Dave Williams said...

I'm not even going to attempt to take a photo of Market Street to match the 1907 view. I would imagine that even then it would have been a bit hazardous standing in the middle of the road to take the picture! I can just imagine the photographer with a tripod and the old glass plates.........

Tom said...

That's a great image you've painted of the photographer and his gear Dave.. and perhaps in would be a tad dangerous to get the same shot now.. :O)

Hydonian said...

Love this photograph !
It has so much going on in it! You can see Greenfield Mill next to the Town Hall and The Clarendon (Last Orders) pub on the right - that seems to have been there forever!
I wonder what was "established in 1879" as seen on the building on top left?

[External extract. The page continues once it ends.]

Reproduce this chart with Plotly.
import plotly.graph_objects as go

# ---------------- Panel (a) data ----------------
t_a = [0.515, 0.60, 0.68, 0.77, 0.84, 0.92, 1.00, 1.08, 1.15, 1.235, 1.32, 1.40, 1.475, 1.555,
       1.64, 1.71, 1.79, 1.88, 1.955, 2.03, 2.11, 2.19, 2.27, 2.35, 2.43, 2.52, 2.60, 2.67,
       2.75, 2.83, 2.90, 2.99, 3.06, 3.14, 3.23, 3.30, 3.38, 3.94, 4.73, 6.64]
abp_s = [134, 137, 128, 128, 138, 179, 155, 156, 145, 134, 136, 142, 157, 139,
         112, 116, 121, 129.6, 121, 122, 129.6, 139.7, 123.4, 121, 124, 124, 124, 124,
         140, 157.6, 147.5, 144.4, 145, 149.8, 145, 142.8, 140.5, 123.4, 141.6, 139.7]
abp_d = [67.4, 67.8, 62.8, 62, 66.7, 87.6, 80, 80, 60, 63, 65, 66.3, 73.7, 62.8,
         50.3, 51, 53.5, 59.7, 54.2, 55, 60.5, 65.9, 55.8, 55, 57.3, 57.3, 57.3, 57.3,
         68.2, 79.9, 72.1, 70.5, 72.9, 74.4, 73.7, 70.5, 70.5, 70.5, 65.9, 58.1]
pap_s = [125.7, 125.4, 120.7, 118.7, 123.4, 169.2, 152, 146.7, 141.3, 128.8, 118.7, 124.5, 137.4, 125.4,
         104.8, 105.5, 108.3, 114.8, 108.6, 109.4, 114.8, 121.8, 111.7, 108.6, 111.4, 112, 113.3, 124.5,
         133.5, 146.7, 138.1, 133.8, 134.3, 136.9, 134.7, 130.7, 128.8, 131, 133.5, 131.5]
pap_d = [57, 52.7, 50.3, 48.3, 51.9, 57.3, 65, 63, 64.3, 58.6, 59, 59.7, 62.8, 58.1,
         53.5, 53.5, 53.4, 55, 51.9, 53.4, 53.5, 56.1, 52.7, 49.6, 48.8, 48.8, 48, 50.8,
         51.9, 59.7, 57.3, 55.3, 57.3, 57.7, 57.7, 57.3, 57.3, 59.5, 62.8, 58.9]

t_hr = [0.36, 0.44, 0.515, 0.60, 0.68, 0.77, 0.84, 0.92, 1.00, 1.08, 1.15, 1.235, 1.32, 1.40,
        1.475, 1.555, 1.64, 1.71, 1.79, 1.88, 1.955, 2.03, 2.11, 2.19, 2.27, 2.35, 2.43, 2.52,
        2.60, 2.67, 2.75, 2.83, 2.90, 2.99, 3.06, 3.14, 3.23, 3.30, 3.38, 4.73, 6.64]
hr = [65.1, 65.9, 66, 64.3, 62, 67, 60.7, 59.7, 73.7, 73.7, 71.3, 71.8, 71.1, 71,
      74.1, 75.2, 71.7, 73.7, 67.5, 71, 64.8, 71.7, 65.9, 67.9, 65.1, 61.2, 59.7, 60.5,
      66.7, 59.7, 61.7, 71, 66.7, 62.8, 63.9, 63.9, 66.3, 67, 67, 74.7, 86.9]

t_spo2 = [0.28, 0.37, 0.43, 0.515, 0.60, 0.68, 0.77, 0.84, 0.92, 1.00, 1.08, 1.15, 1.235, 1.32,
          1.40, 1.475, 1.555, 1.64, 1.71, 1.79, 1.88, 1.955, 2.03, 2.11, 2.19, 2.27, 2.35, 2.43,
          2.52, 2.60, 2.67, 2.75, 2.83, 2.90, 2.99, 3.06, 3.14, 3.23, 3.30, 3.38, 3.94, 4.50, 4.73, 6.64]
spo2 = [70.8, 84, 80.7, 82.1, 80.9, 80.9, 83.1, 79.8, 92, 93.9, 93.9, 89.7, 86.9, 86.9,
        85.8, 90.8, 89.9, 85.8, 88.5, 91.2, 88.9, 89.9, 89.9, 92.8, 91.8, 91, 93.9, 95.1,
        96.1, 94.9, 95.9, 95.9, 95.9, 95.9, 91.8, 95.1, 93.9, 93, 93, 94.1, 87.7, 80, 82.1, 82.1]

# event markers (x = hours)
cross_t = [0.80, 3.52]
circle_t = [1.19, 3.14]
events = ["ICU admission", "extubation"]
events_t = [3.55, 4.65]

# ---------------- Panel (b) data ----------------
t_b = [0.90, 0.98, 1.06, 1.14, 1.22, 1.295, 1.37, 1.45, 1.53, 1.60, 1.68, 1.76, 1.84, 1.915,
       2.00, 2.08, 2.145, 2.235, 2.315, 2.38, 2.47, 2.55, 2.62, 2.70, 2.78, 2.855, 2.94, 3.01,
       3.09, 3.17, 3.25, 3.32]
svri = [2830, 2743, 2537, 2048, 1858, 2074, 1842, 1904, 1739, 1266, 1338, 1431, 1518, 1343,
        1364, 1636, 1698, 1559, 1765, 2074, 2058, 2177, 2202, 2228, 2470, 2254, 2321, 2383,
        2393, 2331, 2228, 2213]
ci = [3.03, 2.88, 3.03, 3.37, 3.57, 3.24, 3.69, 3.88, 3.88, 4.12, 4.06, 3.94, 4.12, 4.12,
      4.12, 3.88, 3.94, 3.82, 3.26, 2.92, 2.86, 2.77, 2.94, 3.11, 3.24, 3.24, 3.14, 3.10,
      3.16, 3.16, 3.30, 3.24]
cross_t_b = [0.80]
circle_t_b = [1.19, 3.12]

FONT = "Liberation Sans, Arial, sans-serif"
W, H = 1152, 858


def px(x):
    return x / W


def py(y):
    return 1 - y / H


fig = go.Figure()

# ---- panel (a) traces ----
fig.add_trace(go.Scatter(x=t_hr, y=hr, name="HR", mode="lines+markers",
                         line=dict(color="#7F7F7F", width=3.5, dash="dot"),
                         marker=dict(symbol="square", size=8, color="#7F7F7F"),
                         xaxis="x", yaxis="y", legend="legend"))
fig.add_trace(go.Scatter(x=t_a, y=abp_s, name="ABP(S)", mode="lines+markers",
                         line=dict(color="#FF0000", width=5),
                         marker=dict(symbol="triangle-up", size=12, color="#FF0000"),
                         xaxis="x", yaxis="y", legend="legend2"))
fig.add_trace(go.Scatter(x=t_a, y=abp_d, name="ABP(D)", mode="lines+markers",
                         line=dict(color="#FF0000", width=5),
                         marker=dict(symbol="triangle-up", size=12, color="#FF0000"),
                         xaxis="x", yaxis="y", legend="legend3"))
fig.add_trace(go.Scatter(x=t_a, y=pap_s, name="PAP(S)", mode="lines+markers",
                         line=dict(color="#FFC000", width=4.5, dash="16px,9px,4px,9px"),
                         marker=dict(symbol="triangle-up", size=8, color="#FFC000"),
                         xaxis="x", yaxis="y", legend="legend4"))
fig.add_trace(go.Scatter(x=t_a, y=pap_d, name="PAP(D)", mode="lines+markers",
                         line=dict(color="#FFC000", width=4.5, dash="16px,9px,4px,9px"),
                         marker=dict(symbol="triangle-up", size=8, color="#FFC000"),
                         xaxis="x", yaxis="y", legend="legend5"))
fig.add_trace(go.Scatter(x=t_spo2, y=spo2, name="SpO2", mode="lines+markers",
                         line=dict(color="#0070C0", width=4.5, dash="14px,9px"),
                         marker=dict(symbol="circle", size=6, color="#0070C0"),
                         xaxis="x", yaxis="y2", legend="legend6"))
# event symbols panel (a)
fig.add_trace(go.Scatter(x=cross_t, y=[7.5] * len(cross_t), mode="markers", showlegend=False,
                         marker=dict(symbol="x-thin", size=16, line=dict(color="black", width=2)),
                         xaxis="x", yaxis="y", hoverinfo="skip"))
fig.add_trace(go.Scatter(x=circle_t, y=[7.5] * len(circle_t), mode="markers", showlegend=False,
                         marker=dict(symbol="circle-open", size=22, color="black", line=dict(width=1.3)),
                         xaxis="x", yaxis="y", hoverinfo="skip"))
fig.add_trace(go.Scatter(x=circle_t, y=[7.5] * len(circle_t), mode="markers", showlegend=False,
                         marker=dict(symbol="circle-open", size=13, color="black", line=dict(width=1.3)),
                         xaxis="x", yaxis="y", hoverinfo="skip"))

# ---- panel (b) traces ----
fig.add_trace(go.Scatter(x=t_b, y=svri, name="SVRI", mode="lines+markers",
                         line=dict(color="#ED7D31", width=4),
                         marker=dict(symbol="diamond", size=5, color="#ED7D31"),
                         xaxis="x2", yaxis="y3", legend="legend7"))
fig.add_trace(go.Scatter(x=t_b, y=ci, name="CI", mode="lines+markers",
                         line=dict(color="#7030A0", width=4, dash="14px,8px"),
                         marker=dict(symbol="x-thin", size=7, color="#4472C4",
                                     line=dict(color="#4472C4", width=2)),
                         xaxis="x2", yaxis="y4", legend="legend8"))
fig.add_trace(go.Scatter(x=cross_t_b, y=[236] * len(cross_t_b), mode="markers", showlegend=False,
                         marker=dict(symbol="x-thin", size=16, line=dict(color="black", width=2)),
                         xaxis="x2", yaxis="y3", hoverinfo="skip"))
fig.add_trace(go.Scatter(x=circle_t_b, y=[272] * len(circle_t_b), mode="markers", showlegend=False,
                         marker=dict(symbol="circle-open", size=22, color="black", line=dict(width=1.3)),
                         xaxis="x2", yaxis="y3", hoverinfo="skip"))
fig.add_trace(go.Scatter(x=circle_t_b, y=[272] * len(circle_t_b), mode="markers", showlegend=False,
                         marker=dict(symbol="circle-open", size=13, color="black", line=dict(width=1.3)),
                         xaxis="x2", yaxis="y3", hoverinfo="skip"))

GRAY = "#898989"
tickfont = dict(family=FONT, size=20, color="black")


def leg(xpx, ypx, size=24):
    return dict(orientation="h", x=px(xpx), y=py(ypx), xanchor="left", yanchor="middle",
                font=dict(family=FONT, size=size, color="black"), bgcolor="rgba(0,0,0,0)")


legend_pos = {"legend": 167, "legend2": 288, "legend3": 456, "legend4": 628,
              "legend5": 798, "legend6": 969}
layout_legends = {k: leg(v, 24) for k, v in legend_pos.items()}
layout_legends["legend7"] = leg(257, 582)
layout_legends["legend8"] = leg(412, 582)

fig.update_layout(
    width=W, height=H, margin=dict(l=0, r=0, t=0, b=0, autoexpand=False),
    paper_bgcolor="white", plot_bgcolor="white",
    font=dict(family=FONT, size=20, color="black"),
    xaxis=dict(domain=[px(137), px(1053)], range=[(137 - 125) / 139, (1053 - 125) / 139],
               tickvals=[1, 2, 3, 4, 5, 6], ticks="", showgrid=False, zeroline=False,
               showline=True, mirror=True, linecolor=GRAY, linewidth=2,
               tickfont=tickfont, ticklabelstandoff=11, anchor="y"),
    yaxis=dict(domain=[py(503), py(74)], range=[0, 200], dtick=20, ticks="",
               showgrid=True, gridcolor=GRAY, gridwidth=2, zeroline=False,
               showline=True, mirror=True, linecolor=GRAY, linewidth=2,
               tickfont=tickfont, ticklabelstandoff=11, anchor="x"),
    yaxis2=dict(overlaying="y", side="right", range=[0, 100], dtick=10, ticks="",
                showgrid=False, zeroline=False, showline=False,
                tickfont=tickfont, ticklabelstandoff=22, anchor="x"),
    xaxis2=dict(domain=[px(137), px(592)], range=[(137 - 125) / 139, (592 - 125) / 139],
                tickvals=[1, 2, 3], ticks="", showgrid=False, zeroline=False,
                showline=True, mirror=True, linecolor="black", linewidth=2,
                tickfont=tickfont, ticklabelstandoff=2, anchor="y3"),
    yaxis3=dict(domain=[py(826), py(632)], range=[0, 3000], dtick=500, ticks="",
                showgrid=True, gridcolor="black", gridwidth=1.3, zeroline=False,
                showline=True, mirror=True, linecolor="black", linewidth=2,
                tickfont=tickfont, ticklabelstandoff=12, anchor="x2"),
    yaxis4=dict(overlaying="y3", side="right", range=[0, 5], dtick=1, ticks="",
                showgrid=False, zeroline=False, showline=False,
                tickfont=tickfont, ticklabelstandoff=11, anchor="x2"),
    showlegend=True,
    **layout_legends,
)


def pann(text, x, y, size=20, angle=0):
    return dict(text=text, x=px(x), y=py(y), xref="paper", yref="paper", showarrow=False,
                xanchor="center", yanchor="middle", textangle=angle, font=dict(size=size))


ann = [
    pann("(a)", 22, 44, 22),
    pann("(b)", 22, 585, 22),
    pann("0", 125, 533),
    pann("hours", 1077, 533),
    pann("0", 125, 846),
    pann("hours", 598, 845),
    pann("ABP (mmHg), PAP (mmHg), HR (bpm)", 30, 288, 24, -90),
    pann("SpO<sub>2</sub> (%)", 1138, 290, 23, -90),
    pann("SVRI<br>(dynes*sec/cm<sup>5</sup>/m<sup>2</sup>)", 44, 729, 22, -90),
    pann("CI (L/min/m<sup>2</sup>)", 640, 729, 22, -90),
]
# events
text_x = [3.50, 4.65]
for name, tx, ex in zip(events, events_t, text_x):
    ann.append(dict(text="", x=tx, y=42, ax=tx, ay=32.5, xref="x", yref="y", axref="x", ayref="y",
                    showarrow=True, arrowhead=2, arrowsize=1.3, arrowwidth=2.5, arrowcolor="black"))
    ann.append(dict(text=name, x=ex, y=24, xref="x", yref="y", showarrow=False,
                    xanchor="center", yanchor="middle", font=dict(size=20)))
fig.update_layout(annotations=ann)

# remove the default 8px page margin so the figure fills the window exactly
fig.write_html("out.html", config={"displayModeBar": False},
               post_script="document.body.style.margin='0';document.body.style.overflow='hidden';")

Thanks, Bill and Ann, for sending it to us!

Dave Williams said...

The name 'Daniels' is on the shop below that sign. According to Kelly's Directory of 1902, there's a Simeon Daniels, Draper, at 86 Market Street, and at 88 (coming back towards the camera) there's a Benjamin Green, Grocer & agent for W & A Gilbey Ltd, Wine & Spirit Merchants, with Thomas Henry Ives, Brush manufacturer & Ironmonger at number 90.

Hydonian said...

Thanks Dave, good work !

JohnT said...

I wonder what the wooden bench is to the right of the photograph. Could it be a butcher's slab? It appears to be well worn on the left hand side.

Tom said...

Hi John.. I recall a fish mongers there in the 1960s... I never liked walking past as it did whiff a bit.

Dave Williams said...

The Clarendon was at 81 Market Street in Kelly's Directory of 1902. Number 83 was David Henry Shaw, Butcher, and 85 was Bernard Halliday, Fish and Game Dealer.

Tom said...

Cheers Dave.. these directory's come in very handy.